Extracted data entries:

/---

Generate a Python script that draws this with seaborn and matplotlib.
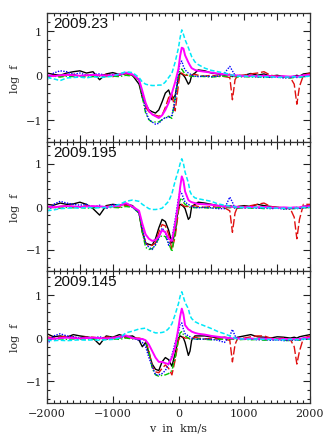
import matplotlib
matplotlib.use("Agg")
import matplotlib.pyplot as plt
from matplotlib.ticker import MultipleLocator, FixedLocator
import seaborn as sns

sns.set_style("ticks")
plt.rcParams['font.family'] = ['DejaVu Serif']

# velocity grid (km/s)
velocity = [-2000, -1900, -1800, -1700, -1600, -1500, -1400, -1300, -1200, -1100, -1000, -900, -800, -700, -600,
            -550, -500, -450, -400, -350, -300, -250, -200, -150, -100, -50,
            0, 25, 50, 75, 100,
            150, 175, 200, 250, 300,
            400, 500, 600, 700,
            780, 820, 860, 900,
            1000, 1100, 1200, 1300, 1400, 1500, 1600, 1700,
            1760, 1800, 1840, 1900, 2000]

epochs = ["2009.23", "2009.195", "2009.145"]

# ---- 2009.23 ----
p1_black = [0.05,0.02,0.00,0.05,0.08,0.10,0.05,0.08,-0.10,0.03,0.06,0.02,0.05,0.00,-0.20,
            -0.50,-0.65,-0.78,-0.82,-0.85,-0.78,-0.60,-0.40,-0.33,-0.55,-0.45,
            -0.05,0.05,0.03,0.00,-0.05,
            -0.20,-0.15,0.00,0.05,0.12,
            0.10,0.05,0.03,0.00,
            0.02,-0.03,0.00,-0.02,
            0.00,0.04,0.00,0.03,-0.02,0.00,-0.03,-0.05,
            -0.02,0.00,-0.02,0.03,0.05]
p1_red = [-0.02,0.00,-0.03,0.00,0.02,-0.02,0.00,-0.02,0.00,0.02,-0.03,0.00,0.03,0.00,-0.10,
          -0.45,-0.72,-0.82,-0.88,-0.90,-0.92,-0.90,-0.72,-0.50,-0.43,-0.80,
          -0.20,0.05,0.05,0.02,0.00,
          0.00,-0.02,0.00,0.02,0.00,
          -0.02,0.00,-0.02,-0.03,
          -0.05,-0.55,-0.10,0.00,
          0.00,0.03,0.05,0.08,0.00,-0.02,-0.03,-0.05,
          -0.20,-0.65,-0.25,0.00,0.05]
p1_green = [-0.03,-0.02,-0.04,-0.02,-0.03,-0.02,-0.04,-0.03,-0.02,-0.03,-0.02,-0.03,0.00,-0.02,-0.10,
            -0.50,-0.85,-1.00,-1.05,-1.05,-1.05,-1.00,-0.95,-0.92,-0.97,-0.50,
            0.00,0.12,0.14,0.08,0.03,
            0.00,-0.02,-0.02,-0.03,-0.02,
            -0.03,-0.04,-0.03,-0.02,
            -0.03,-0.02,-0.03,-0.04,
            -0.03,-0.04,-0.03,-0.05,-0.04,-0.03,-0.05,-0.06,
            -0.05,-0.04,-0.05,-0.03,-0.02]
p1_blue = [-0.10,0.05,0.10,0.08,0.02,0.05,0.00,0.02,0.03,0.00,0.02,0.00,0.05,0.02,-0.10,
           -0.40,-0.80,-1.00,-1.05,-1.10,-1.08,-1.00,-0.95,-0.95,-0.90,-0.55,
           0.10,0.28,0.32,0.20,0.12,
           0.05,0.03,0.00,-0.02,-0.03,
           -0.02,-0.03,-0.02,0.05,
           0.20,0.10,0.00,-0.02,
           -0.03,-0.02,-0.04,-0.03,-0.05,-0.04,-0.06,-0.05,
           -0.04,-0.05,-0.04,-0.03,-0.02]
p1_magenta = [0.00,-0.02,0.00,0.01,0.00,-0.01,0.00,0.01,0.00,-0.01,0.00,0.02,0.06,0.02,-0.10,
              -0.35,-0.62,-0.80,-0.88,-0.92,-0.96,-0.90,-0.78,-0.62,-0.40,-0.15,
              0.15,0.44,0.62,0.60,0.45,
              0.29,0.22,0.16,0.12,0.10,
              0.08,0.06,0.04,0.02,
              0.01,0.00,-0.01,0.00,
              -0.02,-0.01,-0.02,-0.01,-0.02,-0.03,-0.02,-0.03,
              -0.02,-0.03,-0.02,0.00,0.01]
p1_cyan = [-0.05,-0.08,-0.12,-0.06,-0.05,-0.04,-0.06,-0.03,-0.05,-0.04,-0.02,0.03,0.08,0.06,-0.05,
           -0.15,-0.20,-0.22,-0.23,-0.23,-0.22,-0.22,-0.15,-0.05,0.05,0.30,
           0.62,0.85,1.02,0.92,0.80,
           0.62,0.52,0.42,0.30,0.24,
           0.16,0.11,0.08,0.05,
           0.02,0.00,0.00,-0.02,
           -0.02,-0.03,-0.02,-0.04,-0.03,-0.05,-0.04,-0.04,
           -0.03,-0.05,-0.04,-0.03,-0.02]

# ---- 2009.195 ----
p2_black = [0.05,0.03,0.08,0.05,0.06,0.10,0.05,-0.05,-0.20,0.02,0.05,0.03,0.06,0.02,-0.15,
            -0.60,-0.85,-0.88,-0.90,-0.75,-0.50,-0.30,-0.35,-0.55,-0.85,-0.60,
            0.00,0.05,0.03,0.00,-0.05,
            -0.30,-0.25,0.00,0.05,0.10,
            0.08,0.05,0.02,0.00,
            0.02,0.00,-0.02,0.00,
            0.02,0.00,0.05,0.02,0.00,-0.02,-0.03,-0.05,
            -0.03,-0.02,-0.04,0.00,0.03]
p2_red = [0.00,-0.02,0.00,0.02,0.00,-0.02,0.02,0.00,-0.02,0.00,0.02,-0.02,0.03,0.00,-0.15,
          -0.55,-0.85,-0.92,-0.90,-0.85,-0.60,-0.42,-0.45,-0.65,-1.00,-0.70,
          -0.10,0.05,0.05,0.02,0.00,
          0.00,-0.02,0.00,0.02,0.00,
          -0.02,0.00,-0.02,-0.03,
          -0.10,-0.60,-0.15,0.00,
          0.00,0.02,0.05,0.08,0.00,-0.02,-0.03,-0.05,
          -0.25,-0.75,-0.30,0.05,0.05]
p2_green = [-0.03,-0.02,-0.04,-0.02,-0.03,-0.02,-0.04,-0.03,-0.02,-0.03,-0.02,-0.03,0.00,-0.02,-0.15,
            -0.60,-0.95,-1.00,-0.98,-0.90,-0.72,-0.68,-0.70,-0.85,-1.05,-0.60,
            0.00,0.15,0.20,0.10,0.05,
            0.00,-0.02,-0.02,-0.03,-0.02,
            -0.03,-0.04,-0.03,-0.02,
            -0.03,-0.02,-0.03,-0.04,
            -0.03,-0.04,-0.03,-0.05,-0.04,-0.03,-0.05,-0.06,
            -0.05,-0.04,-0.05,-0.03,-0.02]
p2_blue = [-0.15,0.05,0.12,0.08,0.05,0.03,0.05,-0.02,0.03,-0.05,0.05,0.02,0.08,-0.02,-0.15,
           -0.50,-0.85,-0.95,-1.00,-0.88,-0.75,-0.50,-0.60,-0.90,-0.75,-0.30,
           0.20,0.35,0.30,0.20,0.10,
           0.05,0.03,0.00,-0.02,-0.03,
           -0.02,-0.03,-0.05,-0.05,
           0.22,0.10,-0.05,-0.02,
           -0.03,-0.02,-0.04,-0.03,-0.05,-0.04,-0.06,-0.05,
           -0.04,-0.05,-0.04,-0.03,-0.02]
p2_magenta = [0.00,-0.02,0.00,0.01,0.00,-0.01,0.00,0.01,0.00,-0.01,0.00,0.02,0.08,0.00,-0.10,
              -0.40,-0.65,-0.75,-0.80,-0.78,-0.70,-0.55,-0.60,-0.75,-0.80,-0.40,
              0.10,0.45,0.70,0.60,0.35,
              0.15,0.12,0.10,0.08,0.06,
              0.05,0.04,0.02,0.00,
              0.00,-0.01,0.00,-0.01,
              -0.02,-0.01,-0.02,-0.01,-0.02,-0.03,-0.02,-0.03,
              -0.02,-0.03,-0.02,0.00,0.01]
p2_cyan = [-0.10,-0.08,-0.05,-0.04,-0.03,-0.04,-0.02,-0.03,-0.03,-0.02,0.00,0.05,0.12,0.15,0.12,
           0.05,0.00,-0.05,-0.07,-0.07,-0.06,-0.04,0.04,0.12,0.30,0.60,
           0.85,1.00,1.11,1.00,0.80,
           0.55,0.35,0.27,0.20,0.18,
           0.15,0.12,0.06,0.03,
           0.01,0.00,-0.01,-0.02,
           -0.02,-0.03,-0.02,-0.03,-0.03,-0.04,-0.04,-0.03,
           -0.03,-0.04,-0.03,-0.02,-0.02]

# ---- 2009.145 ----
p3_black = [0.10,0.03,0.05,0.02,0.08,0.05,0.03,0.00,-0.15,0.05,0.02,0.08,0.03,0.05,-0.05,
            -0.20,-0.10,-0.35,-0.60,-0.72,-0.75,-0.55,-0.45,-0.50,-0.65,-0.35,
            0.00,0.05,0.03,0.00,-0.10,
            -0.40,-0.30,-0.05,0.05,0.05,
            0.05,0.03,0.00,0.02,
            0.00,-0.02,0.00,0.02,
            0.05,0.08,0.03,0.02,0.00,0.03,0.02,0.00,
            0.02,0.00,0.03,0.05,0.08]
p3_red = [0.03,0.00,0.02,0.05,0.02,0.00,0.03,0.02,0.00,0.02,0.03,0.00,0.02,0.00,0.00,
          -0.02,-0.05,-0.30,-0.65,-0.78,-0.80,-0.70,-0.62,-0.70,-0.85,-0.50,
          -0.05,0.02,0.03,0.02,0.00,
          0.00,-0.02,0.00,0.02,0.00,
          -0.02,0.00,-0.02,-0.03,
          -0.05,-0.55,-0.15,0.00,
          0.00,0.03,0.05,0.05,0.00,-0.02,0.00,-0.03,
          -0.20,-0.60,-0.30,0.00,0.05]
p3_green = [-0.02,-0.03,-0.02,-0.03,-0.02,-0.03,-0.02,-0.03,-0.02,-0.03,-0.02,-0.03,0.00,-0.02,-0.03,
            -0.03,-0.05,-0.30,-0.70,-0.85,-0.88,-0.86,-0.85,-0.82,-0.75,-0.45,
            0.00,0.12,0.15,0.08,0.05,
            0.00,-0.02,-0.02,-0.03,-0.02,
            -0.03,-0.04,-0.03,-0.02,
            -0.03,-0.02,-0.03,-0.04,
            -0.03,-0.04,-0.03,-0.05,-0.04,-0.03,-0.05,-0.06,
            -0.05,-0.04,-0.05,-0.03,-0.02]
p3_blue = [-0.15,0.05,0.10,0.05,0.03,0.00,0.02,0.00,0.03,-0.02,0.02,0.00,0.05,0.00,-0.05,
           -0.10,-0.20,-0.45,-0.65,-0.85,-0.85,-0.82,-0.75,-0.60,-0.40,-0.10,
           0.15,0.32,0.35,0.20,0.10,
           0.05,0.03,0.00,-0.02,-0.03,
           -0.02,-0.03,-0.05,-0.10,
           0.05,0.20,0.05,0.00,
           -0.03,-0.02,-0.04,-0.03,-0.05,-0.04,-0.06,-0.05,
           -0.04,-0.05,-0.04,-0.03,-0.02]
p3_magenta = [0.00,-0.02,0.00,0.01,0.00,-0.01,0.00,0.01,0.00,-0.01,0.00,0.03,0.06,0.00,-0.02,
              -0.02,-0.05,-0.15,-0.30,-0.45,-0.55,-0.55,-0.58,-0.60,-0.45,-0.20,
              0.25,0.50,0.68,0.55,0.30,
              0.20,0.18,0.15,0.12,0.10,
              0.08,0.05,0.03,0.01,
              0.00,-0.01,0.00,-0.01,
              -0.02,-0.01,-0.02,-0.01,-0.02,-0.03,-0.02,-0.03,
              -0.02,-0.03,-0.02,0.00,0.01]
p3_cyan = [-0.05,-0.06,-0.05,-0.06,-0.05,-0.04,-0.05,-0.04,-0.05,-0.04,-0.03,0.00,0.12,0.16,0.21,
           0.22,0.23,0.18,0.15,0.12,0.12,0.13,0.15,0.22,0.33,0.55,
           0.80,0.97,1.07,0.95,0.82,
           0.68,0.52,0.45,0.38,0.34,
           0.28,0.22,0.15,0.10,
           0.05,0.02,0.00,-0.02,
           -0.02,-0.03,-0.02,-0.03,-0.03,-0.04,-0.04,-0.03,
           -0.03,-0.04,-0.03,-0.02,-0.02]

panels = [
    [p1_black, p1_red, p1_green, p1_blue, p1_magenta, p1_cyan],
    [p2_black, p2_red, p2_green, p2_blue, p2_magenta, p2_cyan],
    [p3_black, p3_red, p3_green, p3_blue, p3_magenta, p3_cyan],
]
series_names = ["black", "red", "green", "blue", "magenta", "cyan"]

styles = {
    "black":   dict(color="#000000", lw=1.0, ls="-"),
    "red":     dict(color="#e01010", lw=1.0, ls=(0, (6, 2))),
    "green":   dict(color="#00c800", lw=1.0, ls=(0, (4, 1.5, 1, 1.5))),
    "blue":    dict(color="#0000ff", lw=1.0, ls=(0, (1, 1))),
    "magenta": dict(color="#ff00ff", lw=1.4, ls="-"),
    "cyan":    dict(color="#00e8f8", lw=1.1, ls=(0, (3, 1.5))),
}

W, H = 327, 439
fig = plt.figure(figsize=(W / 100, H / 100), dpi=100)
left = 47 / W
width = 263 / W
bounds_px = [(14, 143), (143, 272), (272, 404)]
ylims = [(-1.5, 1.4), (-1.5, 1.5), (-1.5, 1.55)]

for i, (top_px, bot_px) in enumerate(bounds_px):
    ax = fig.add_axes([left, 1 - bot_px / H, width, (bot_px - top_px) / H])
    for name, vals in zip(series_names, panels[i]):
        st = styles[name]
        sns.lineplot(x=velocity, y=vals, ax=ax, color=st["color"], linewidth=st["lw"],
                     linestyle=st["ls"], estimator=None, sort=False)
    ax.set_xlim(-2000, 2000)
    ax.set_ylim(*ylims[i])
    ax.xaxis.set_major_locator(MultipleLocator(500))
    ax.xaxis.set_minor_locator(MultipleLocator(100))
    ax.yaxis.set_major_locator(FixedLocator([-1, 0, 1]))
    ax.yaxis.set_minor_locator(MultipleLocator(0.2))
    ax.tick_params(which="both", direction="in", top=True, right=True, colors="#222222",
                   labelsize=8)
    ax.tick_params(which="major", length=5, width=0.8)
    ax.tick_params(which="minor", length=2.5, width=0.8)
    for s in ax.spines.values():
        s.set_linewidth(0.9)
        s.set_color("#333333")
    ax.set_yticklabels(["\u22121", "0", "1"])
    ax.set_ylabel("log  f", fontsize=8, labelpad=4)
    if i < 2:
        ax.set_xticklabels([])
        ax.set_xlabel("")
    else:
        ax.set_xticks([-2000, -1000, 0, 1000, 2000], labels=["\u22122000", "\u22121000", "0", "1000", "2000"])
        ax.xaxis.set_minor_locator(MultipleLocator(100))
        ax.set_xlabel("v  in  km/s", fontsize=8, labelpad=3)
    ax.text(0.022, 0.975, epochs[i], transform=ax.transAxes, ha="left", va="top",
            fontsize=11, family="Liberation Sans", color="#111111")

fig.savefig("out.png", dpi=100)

\---
/---

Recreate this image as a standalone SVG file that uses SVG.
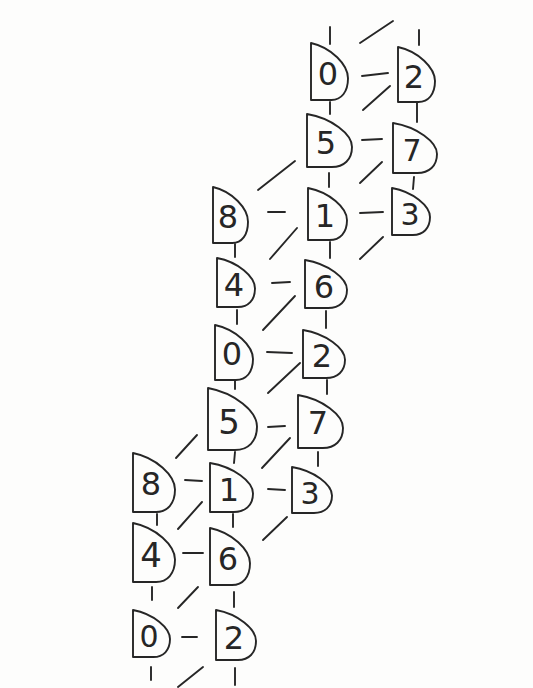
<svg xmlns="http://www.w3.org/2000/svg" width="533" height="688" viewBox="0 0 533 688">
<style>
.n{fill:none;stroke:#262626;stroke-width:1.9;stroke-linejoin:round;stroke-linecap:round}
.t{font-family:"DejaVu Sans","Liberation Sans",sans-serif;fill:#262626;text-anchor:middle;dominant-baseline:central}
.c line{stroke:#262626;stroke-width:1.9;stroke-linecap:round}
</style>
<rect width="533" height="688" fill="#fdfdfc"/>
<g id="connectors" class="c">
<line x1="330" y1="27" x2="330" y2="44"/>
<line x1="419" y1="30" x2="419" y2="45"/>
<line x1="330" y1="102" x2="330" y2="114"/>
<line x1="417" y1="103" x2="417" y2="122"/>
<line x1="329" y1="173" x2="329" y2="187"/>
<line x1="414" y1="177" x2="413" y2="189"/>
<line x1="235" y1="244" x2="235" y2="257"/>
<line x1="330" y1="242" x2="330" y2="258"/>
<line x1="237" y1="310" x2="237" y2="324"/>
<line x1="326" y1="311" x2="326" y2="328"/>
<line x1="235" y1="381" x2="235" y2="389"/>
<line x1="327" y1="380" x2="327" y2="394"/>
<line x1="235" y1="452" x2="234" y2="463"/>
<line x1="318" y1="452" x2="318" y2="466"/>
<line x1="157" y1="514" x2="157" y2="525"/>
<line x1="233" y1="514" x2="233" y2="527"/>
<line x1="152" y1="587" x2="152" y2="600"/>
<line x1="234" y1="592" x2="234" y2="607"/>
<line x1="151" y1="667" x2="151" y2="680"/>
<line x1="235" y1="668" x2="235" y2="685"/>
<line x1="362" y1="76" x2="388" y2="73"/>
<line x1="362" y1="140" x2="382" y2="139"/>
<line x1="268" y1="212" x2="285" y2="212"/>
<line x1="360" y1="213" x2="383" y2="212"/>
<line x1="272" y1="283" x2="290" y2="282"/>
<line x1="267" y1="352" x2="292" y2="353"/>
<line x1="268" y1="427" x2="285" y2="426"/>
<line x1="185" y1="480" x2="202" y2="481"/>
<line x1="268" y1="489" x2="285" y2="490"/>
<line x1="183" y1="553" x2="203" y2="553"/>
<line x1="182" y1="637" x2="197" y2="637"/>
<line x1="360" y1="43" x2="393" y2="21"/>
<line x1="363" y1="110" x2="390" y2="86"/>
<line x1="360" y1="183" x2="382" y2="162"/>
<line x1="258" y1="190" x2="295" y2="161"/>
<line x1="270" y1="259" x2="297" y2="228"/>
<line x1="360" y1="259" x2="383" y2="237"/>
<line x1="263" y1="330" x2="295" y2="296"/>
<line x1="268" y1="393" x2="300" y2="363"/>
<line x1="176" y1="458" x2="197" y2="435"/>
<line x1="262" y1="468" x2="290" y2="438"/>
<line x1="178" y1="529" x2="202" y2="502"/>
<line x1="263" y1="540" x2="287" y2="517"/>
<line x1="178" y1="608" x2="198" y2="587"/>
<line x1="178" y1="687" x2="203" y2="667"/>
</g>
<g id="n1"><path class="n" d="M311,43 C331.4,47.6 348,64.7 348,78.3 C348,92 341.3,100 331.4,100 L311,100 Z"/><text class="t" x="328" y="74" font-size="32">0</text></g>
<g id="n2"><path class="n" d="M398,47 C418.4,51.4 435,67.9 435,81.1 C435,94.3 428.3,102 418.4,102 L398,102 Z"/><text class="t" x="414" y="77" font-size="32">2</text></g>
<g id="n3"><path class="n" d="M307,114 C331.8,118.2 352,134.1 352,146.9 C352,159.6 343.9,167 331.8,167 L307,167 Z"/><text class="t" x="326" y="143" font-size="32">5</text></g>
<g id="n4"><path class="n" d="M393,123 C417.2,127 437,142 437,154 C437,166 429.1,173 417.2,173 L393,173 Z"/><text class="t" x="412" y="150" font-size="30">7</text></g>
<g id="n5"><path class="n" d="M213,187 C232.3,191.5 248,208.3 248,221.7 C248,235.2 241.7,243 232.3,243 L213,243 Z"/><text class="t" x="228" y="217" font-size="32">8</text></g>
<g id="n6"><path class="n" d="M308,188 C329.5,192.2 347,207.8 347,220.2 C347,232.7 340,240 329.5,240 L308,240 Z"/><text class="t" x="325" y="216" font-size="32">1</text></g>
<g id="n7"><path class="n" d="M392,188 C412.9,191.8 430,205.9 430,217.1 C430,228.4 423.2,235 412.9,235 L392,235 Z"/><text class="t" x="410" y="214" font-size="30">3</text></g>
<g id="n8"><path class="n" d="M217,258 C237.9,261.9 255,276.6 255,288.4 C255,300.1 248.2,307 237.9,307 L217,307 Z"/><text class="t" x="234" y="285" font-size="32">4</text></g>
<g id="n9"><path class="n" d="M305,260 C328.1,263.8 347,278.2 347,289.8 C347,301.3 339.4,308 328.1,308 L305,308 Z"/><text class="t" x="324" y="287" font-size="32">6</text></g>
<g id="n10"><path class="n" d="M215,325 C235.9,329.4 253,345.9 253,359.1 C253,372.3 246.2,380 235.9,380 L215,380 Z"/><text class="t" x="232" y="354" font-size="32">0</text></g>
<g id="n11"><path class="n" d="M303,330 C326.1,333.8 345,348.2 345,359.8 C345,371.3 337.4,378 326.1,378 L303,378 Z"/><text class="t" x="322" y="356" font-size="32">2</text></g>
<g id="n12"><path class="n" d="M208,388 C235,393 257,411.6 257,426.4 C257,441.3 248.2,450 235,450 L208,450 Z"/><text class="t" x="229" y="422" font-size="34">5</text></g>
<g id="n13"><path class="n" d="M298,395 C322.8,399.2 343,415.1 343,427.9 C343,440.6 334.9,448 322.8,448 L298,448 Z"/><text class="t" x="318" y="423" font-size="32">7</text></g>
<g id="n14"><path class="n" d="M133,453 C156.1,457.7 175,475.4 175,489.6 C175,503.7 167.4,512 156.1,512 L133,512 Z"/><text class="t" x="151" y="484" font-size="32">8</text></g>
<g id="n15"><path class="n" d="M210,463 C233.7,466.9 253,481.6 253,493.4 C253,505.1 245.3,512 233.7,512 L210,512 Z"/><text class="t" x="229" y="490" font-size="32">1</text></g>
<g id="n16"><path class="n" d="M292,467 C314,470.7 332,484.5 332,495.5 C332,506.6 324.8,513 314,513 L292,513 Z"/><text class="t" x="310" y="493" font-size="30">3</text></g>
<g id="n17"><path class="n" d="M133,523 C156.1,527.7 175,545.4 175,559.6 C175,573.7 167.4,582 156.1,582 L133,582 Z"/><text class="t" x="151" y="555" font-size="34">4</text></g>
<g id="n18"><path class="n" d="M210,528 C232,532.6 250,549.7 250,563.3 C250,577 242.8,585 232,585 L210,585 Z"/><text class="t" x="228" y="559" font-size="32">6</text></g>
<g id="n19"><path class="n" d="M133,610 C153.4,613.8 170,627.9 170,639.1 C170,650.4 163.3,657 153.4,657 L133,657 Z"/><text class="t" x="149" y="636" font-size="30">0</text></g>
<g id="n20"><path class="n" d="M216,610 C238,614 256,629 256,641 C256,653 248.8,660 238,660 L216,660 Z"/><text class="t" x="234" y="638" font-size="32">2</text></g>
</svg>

\---

TASK OBJECTIVE » Give again the lines from "Generate a Python" to "plt.rcParams['font.family'] = ['DejaVu" exactly, both of those lines included, and do not include any pictures.

RESULT BELOW »
Generate a Python script that draws this with seaborn and matplotlib.
import matplotlib
matplotlib.use("Agg")
import matplotlib.pyplot as plt
from matplotlib.ticker import MultipleLocator, FixedLocator
import seaborn as sns

sns.set_style("ticks")
plt.rcParams['font.family'] = ['DejaVu Serif']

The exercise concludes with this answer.